Oprah in Zurich – blatant prejudice or unconscious bias?

Published on: Mon 19 August 2013 by Admin

There are two situations in the media this week that apart from making me personally feel very uncomfortable, also made me feel like I had been transported back to the dark days of blatant discrimination and prejudice. The first situation referred to a car salesman, who at the age of 52 was told he was over the hill and was sacked because of his age. Despite protests by his employer that he was dismissed due to under-performance issues, the courts disagreed and the employee was awarded thousands of pounds in compensation.

I was also horrified to read that, despite being one of the world’s richest women,  talk show host Oprah Winfrey encountered racism while out shopping in Switzerland when a shop assistant in Zurich refused to show her a handbag because she thought it was “too expensive” for her.

In this day and age apart from finding these situations distasteful, I also find both remarkable that with all the Equality and Diversity legislation and awareness in both the UK and Europe that individuals can still treat others in this way. But is this a case of blatant prejudice or is it a case of unconscious bias?

Any form of discrimination is destructive and counter-productive to the wellbeing of us all. We know that people discriminate consciously either due to prejudice or through ignorance.

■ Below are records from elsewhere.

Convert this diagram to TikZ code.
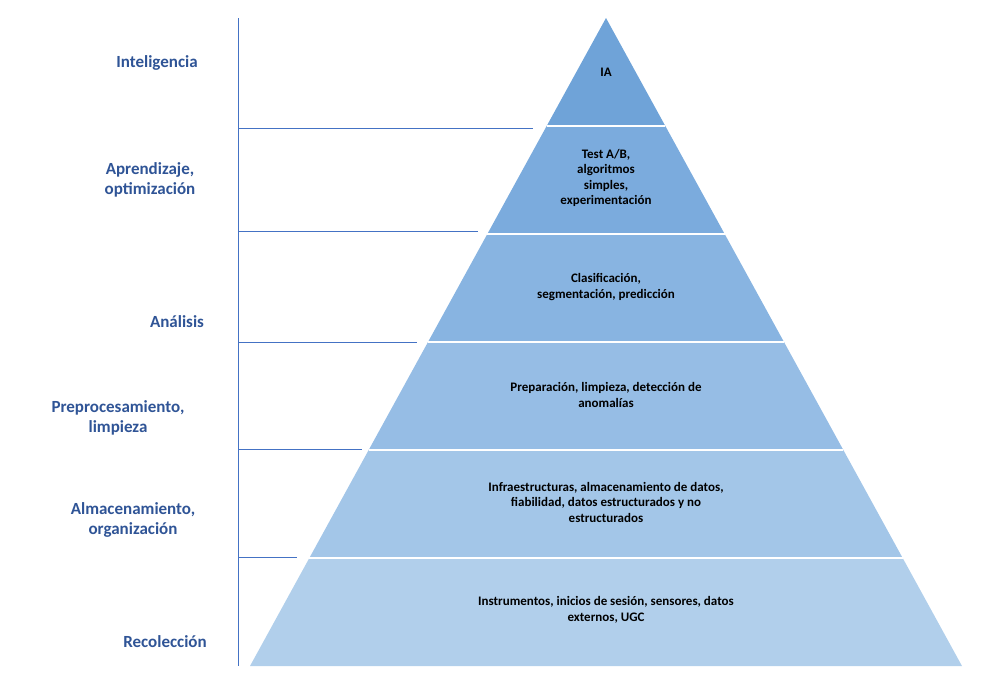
\documentclass[tikz,border=0pt]{standalone}
\usepackage{fontspec}
\setmainfont{Carlito}
\begin{document}
\begin{tikzpicture}[x=1pt,y=-1pt,
  lab/.style={font=\bfseries\fontsize{17}{20}\selectfont,text=blue!40!black!60!cyan!0,align=center},
  inl/.style={font=\bfseries\fontsize{13}{15.5}\selectfont,align=center,text=black},
  hline/.style={draw=blue!45!black!70!white,line width=0.7pt}]
\useasboundingbox (0,0) rectangle (996,681);
\definecolor{lab}{HTML}{2F5496}
\definecolor{hl}{HTML}{4472C4}
\tikzset{lab/.append style={text=lab},hline/.style={draw=hl,line width=0.8pt}}
\def\ax{606}\def\ay{18}
% layers
\foreach \t/\b/\c in {18/126/6FA3D8,126/234/7BABDD,234/342/88B4E1,342/450/96BDE5,450/558/A3C6E8,558/666/B1CFEB}{
  \pgfmathsetmacro\tl{606-0.54938*(\t-18)}
  \pgfmathsetmacro\tr{606+0.54938*(\t-18)}
  \pgfmathsetmacro\bl{606-0.54938*(\b-18)}
  \pgfmathsetmacro\br{606+0.54938*(\b-18)}
  \definecolor{cc}{HTML}{\c}
  \fill[cc] (\tl,\t) -- (\tr,\t) -- (\br,\b) -- (\bl,\b) -- cycle;
}
\foreach \y in {126,234,342,450,558}{
  \pgfmathsetmacro\l{606-0.54938*(\y-18)}
  \pgfmathsetmacro\r{606+0.54938*(\y-18)}
  \draw[white,line width=1.5pt] (\l,\y) -- (\r,\y);
}
\node[inl] (t1) at (606,72) {IA};
\node[inl] (t2) at (606,178) {Test A/B,\\algoritmos\\simples,\\experimentación};
\node[inl] (t3) at (606,287) {Clasificación,\\segmentación, predicción};
\node[inl] (t4) at (606,395) {Preparación, limpieza, detección de\\anomalías};
\node[inl] (t5) at (606,502) {Infraestructuras, almacenamiento de datos,\\fiabilidad, datos estructurados y no\\estructurados};
\node[inl] (t6) at (606,610) {Instrumentos, inicios de sesión, sensores, datos\\externos, UGC};
% axis lines
\coordinate (v0) at (238,18); \coordinate (v1) at (238,666);
\draw[hline] (v0) -- (v1);
\foreach \y/\x [count=\i] in {128/533,231/478,342/417,449/362,557/297}{
  \coordinate (h\i a) at (238,\y); \coordinate (h\i b) at (\x,\y);
  \draw[hline] (h\i a) -- (h\i b);
}
\node[lab] (l1) at (157,63) {Inteligencia};
\node[lab] (l2) at (150,180) {Aprendizaje,\\optimización};
\node[lab] (l3) at (177,322) {Análisis};
\node[lab] (l4) at (118,418) {Preprocesamiento,\\limpieza};
\node[lab] (l5) at (133,520) {Almacenamiento,\\organización};
\node[lab] (l6) at (165,642) {Recolección};
\end{tikzpicture}
\end{document}
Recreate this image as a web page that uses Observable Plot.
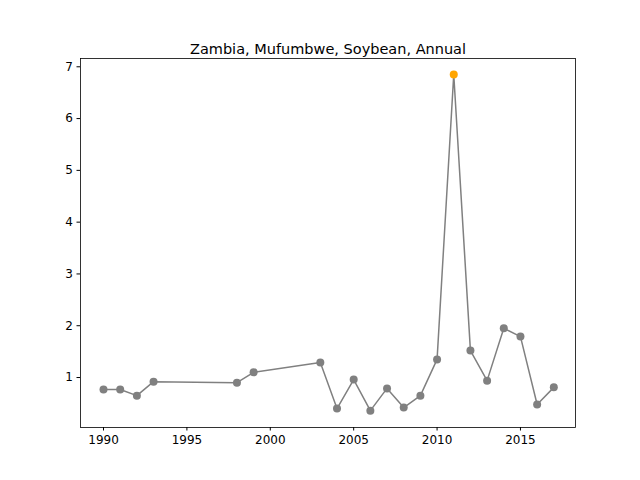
<!DOCTYPE html>
<html>
<head>
<meta charset="utf-8">
<script src="https://cdn.jsdelivr.net/npm/d3@7"></script>
<script src="https://cdn.jsdelivr.net/npm/@observablehq/plot@0.6"></script>
<style>
  body { margin: 0; background: #fff; }
  svg { font-family: "DejaVu Sans", sans-serif; }
</style>
</head>
<body>
<div id="chart"></div>
<script>
const years = [1990, 1991, 1992, 1993, 1998, 1999, 2003, 2004, 2005, 2006, 2007, 2008, 2009, 2010, 2011, 2012, 2013, 2014, 2015, 2016, 2017]
const values = [0.77, 0.77, 0.65, 0.92, 0.90, 1.10, 1.29, 0.40, 0.96, 0.36, 0.79, 0.42, 0.65, 1.35, 6.85, 1.52, 0.94, 1.95, 1.79, 0.48, 0.81]
const highlightYear = 2011
const title = 'Zambia, Mufumbwe, Soybean, Annual'

const data = years.map((y, i) => ({year: y, value: values[i]}))

const chart = Plot.plot({
  width: 640,
  height: 480,
  marginLeft: 80,
  marginRight: 65,
  marginTop: 58,
  marginBottom: 53,
  style: {fontSize: '12px', fontFamily: '"DejaVu Sans", sans-serif', color: '#000'},
  x: {domain: [1988.62, 2018.3], ticks: [1990, 1995, 2000, 2005, 2010, 2015], tickFormat: d => String(d), tickSize: 3.5, tickPadding: 4, label: null},
  y: {domain: [0.035, 7.16], ticks: [1, 2, 3, 4, 5, 6, 7], tickSize: 3.5, tickPadding: 4, label: null},
  marks: [
    Plot.frame({stroke: '#000', strokeWidth: 0.8}),
    Plot.line(data, {x: 'year', y: 'value', stroke: 'gray', strokeWidth: 1.5}),
    Plot.dot(data, {x: 'year', y: 'value', r: 4, fill: d => d.year === highlightYear ? 'orange' : 'gray', stroke: 'none'}),
    Plot.text([title], {text: d => d, frameAnchor: 'top', dy: -15, fontSize: 14.5, fill: '#000'})
  ]
})

d3.select('#chart').append(() => chart)
</script>
</body>
</html>
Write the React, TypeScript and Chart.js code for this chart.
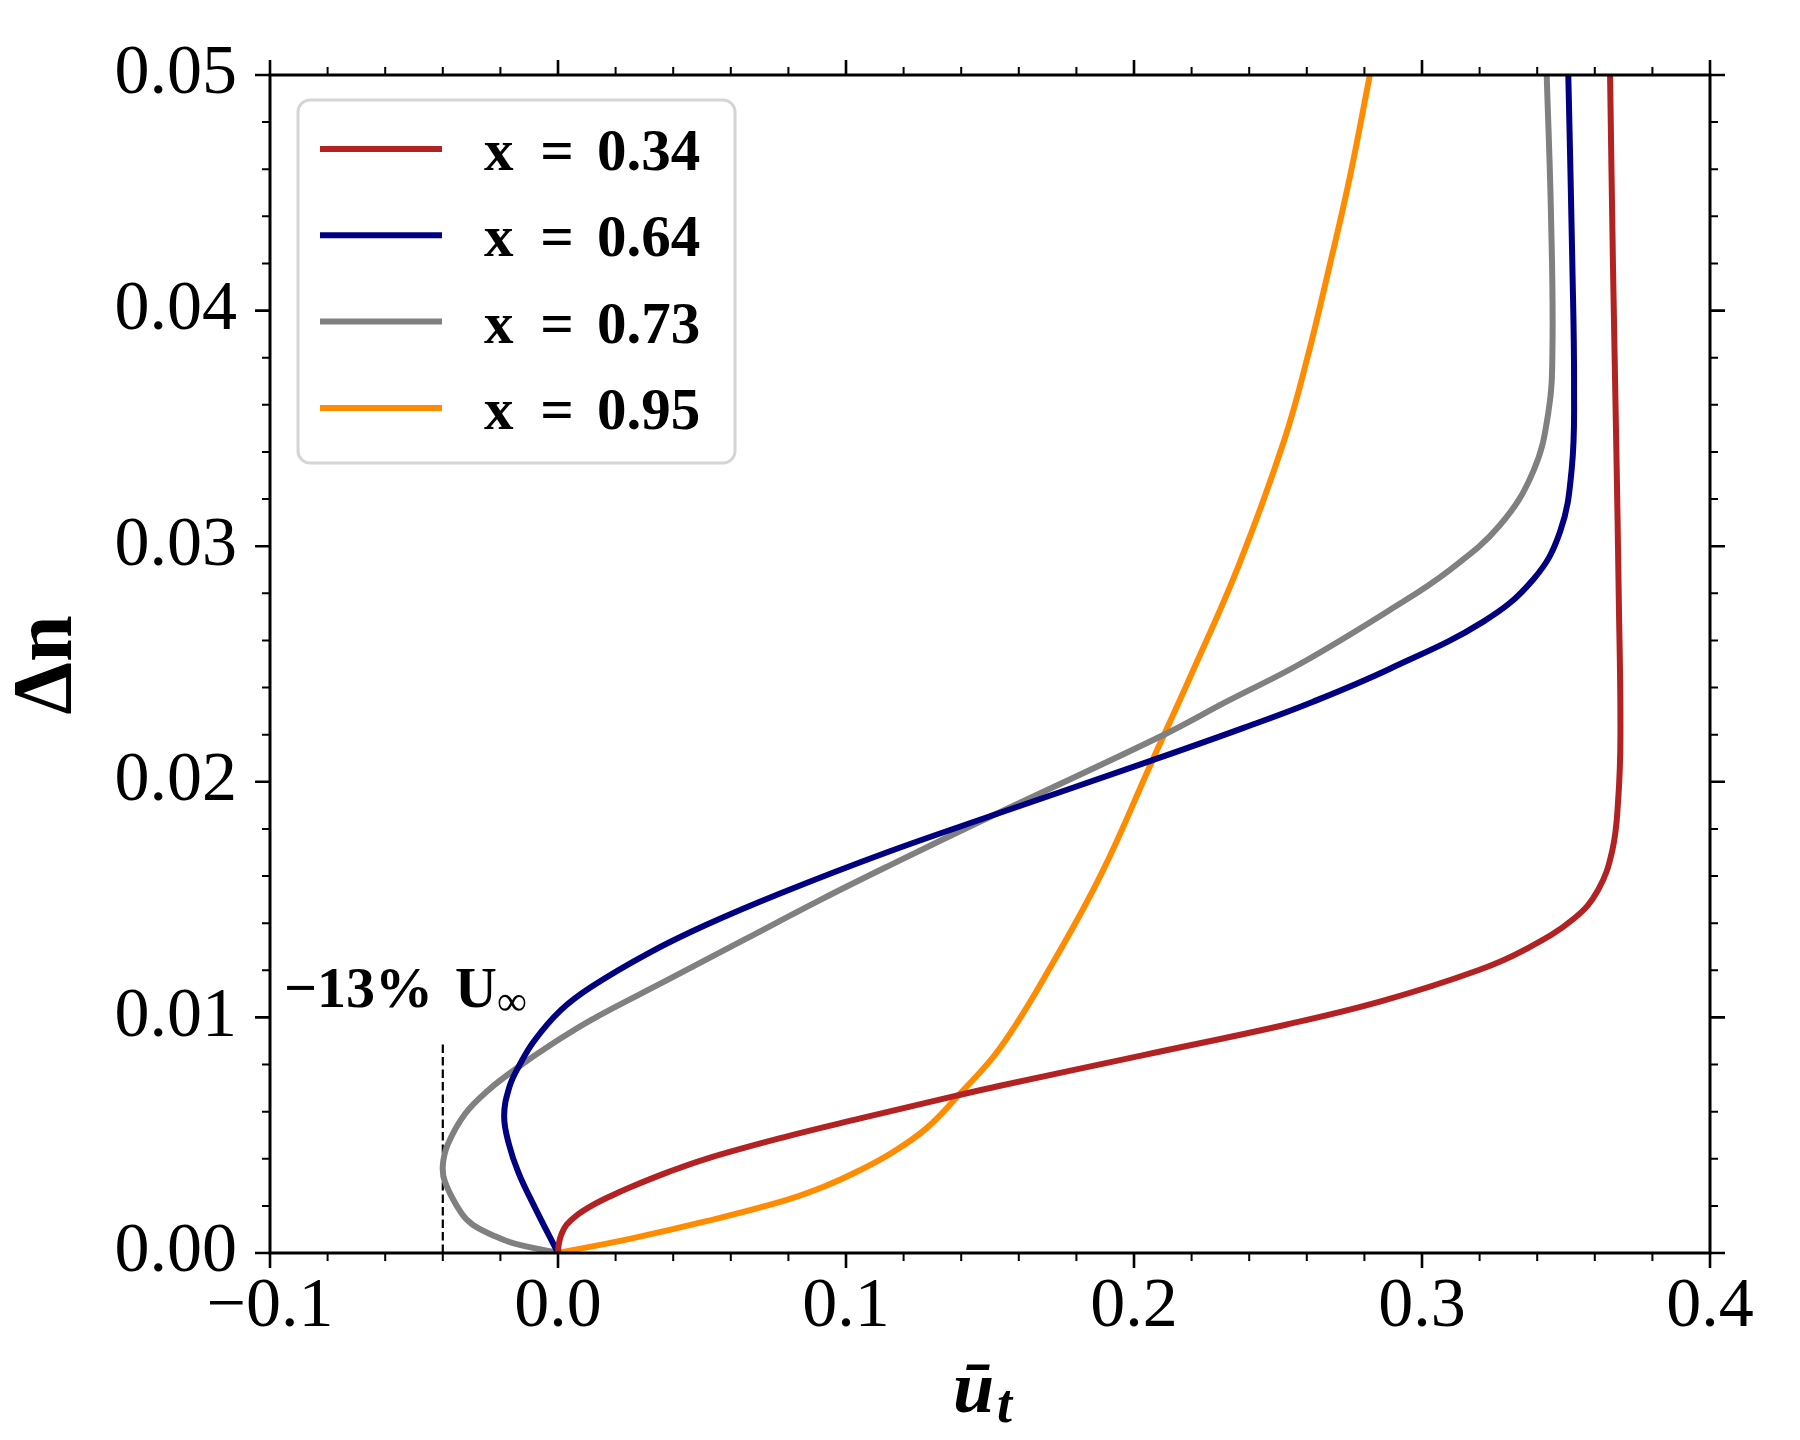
import React, { useEffect, useRef } from 'react';
import { Chart, registerables } from 'chart.js';

Chart.register(...registerables);

// ---------- data ----------
const SERIES_LABELS = ['x = 0.34', 'x = 0.64', 'x = 0.73', 'x = 0.95'];
const SERIES_COLORS = ['#b22222', '#000080', '#808080', '#ff8c00'];

const U_034 = [0, 0.0003, 0.0012, 0.003, 0.0065, 0.0116, 0.018, 0.0249, 0.038, 0.0515, 0.078, 0.1046, 0.1391, 0.1535, 0.2033, 0.2531, 0.2863, 0.3195, 0.3361, 0.3528, 0.3611, 0.3661, 0.3681, 0.3689, 0.3683, 0.3675, 0.3663, 0.3653];
const N_034 = [0, 0.0004, 0.0008, 0.0012, 0.0016, 0.002, 0.0024, 0.00278, 0.00342, 0.004, 0.0049, 0.0057, 0.0067, 0.0071, 0.0084, 0.0097, 0.0107, 0.012, 0.0129, 0.0142, 0.0154, 0.0171, 0.0192, 0.022, 0.028, 0.034, 0.042, 0.05];

const U_064 = [0, -0.0083, -0.0137, -0.017, -0.0187, -0.017, -0.0137, -0.0083, 0.0009, 0.0116, 0.0315, 0.0515, 0.0771, 0.1143, 0.1515, 0.206, 0.2383, 0.2622, 0.2889, 0.3213, 0.3387, 0.3479, 0.352, 0.3528, 0.3522, 0.3508];
const N_064 = [0, 0.002, 0.0034, 0.0046, 0.0058, 0.007, 0.0079, 0.009, 0.0103, 0.0113, 0.01273, 0.01393, 0.01526, 0.01701, 0.0186, 0.0209, 0.0223, 0.0234, 0.0248, 0.0268, 0.0286, 0.0306, 0.0333, 0.0367, 0.042, 0.05];

const U_073 = [0, -0.015, -0.0216, -0.0296, -0.0336, -0.0392, -0.04, -0.0383, -0.0323, -0.0243, -0.0137, -0.0017, 0.0116, 0.0382, 0.0647, 0.0913, 0.1143, 0.1515, 0.2104, 0.2321, 0.2576, 0.2889, 0.3097, 0.3271, 0.3387, 0.3439, 0.3453, 0.3448, 0.3433];
const N_073 = [0, 0.0004, 0.0007, 0.0012, 0.0017, 0.003, 0.0037, 0.0046, 0.0059, 0.0069, 0.0079, 0.0089, 0.0099, 0.0116, 0.0133, 0.015, 0.0164, 0.0186, 0.022, 0.0234, 0.025, 0.0273, 0.029, 0.0309, 0.0332, 0.0357, 0.0384, 0.044, 0.05];

const U_095 = [0, 0.0249, 0.0515, 0.078, 0.092, 0.1046, 0.1165, 0.128, 0.1391, 0.1535, 0.1713, 0.1887, 0.206, 0.2197, 0.2364, 0.2519, 0.26, 0.2681, 0.275, 0.2819];
const N_095 = [0, 0.0006, 0.00135, 0.0022, 0.0028, 0.0035, 0.0043, 0.0053, 0.0067, 0.0087, 0.0122, 0.0161, 0.0208, 0.0245, 0.0292, 0.0344, 0.0379, 0.042, 0.0457, 0.05];

const REF_U = [-0.04, -0.04];
const REF_N = [0, 0.0089];
const ANNOTATION_MAIN = '\u221213%';
const ANNOTATION_U = 'U';
const ANNOTATION_SUB = '\u221e';

const X_MIN = -0.1;
const X_MAX = 0.4;
const X_MAJOR = 0.1;
const X_MINOR = 0.02;
const Y_MIN = 0;
const Y_MAX = 0.05;
const Y_MAJOR = 0.01;
const Y_MINOR = 0.002;

const X_TITLE = '\u016b';
const X_TITLE_SUB = 't';
const Y_TITLE = '\u0394n';

const FONT = '"Liberation Serif", "DejaVu Serif", serif';

const toPoints = (u: number[], n: number[]) => u.map((v, i) => ({ x: v, y: n[i] }));

const SERIES = [
  toPoints(U_034, N_034),
  toPoints(U_064, N_064),
  toPoints(U_073, N_073),
  toPoints(U_095, N_095),
];

const decorPlugin = {
  id: 'decor',
  afterDraw(chart: any) {
    const ctx = chart.ctx as CanvasRenderingContext2D;
    const { left, right, top, bottom } = chart.chartArea;
    const xs = chart.scales.x;
    const ys = chart.scales.y;
    ctx.save();
    ctx.strokeStyle = '#000';
    ctx.fillStyle = '#000';

    // ticks
    const MAJ = 15;
    const MIN = 8;
    const isMajor = (v: number, step: number) => Math.abs(v / step - Math.round(v / step)) < 1e-6;
    const nx = Math.round((X_MAX - X_MIN) / X_MINOR);
    for (let i = 0; i <= nx; i++) {
      const v = X_MIN + i * X_MINOR;
      const px = xs.getPixelForValue(v);
      const maj = isMajor(v, X_MAJOR);
      const len = maj ? MAJ : MIN;
      ctx.lineWidth = maj ? 2.6 : 2;
      ctx.beginPath();
      ctx.moveTo(px, bottom);
      ctx.lineTo(px, bottom + len);
      ctx.moveTo(px, top);
      ctx.lineTo(px, top - len);
      ctx.stroke();
    }
    const ny = Math.round((Y_MAX - Y_MIN) / Y_MINOR);
    for (let i = 0; i <= ny; i++) {
      const v = Y_MIN + i * Y_MINOR;
      const py = ys.getPixelForValue(v);
      const maj = isMajor(v, Y_MAJOR);
      const len = maj ? MAJ : MIN;
      ctx.lineWidth = maj ? 2.6 : 2;
      ctx.beginPath();
      ctx.moveTo(left, py);
      ctx.lineTo(left - len, py);
      ctx.moveTo(right, py);
      ctx.lineTo(right + len, py);
      ctx.stroke();
    }
    // spines
    ctx.lineWidth = 3;
    ctx.strokeRect(left, top, right - left, bottom - top);

    // legend
    const bx = 298, by = 100, bw = 437, bh = 363, r = 12;
    ctx.beginPath();
    ctx.moveTo(bx + r, by);
    ctx.arcTo(bx + bw, by, bx + bw, by + bh, r);
    ctx.arcTo(bx + bw, by + bh, bx, by + bh, r);
    ctx.arcTo(bx, by + bh, bx, by, r);
    ctx.arcTo(bx, by, bx + bw, by, r);
    ctx.closePath();
    ctx.fillStyle = 'rgba(255,255,255,0.8)';
    ctx.fill();
    ctx.strokeStyle = '#d5d5d5';
    ctx.lineWidth = 3;
    ctx.stroke();

    chart.data.datasets.forEach((ds: any, i: number) => {
      if (!ds.label) return;
      const rowY = 149 + 86.3 * i;
      ctx.strokeStyle = ds.borderColor;
      ctx.lineWidth = 6;
      ctx.beginPath();
      ctx.moveTo(320, rowY);
      ctx.lineTo(442, rowY);
      ctx.stroke();
      const parts = String(ds.label).split(' = ');
      ctx.fillStyle = '#000';
      ctx.font = `bold 59px ${FONT}`;
      ctx.textBaseline = 'alphabetic';
      ctx.textAlign = 'left';
      ctx.fillText(parts[0], 484, rowY + 21);
      ctx.textAlign = 'center';
      ctx.fillText('=', 557, rowY + 21);
      ctx.textAlign = 'left';
      ctx.fillText(parts[1], 597, rowY + 21);
    });

    // annotation
    ctx.fillStyle = '#000';
    ctx.textAlign = 'left';
    ctx.textBaseline = 'alphabetic';
    ctx.font = `bold 58px ${FONT}`;
    ctx.fillText(ANNOTATION_MAIN, 284, 1007);
    ctx.fillText(ANNOTATION_U, 455, 1007);
    ctx.font = `42px ${FONT}`;
    ctx.fillText(ANNOTATION_SUB, 497, 1015);

    // x title
    ctx.font = `italic bold 74px ${FONT}`;
    ctx.fillText(X_TITLE, 953, 1412);
    ctx.font = `italic bold 54px ${FONT}`;
    ctx.fillText(X_TITLE_SUB, 997, 1422);

    // y title
    ctx.save();
    ctx.translate(49, 665);
    ctx.rotate(-Math.PI / 2);
    ctx.font = `bold 84px ${FONT}`;
    ctx.textAlign = 'center';
    ctx.textBaseline = 'middle';
    ctx.fillText(Y_TITLE, 0, 0);
    ctx.restore();

    ctx.restore();
  },
};

const bgPlugin = {
  id: 'bg',
  beforeDraw(chart: any) {
    const ctx = chart.ctx;
    ctx.save();
    ctx.fillStyle = '#fff';
    ctx.fillRect(0, 0, chart.width, chart.height);
    ctx.restore();
  },
};

const fmt = (v: number, d: number) => {
  if (Math.abs(v) < 1e-9) return (0).toFixed(d);
  return v.toFixed(d).replace('-', '\u2212');
};

export default function App() {
  const ref = useRef<HTMLCanvasElement | null>(null);
  useEffect(() => {
    if (!ref.current) return;
    const datasets: any[] = SERIES.map((pts, i) => ({
      label: SERIES_LABELS[i],
      data: pts,
      borderColor: SERIES_COLORS[i],
      backgroundColor: SERIES_COLORS[i],
      borderWidth: 6,
      pointRadius: 0,
      showLine: true,
      tension: 0.4,
      fill: false,
    }));
    datasets.push({
      label: '',
      data: toPoints(REF_U, REF_N),
      borderColor: '#000',
      borderWidth: 2.2,
      borderDash: [8.5, 4],
      pointRadius: 0,
      showLine: true,
      tension: 0,
      fill: false,
    });
    const chart = new Chart(ref.current, {
      type: 'scatter',
      data: { datasets },
      options: {
        animation: false,
        responsive: false,
        devicePixelRatio: 1,
        layout: { padding: { left: 0, right: 90, top: 72, bottom: 0 } },
        plugins: { legend: { display: false }, tooltip: { enabled: false } },
        scales: {
          x: {
            type: 'linear',
            min: X_MIN,
            max: X_MAX,
            grid: { display: false, drawTicks: false },
            border: { display: false },
            ticks: {
              stepSize: X_MAJOR,
              padding: 13,
              color: '#000',
              maxRotation: 0,
              autoSkip: false,
              font: { family: FONT, size: 70 },
              callback: (v: any) => fmt(Number(v), 1),
            },
            afterFit: (s: any) => { s.height = 187; },
          },
          y: {
            type: 'linear',
            min: Y_MIN,
            max: Y_MAX,
            grid: { display: false, drawTicks: false },
            border: { display: false },
            ticks: {
              stepSize: Y_MAJOR,
              padding: 33,
              color: '#000',
              autoSkip: false,
              font: { family: FONT, size: 70 },
              callback: (v: any) => fmt(Number(v), 2),
            },
            afterFit: (s: any) => { s.width = 270; },
          },
        },
      } as any,
      plugins: [bgPlugin, decorPlugin],
    });
    return () => chart.destroy();
  }, []);
  return (
    <div style={{ position: 'absolute', left: 0, top: 0, width: 1800, height: 1440 }}>
      <canvas ref={ref} width={1800} height={1440} style={{ width: 1800, height: 1440 }} />
    </div>
  );
}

However, what is less known is that people often make choices that discriminate against one group in favour of another without even realising they are doing it. This might occur in situations regarding another person’s race, colour, gender, sexual orientation, age, religion, or even their size or height. What is perhaps more striking is that it is against their own conscious belief that they are unbiased in their decision-making.

However, once awareness of bias is raised from the unconscious to the conscious level, attitudes and behaviours can change and people start to appreciate the consequences of their behaviour and decision-making.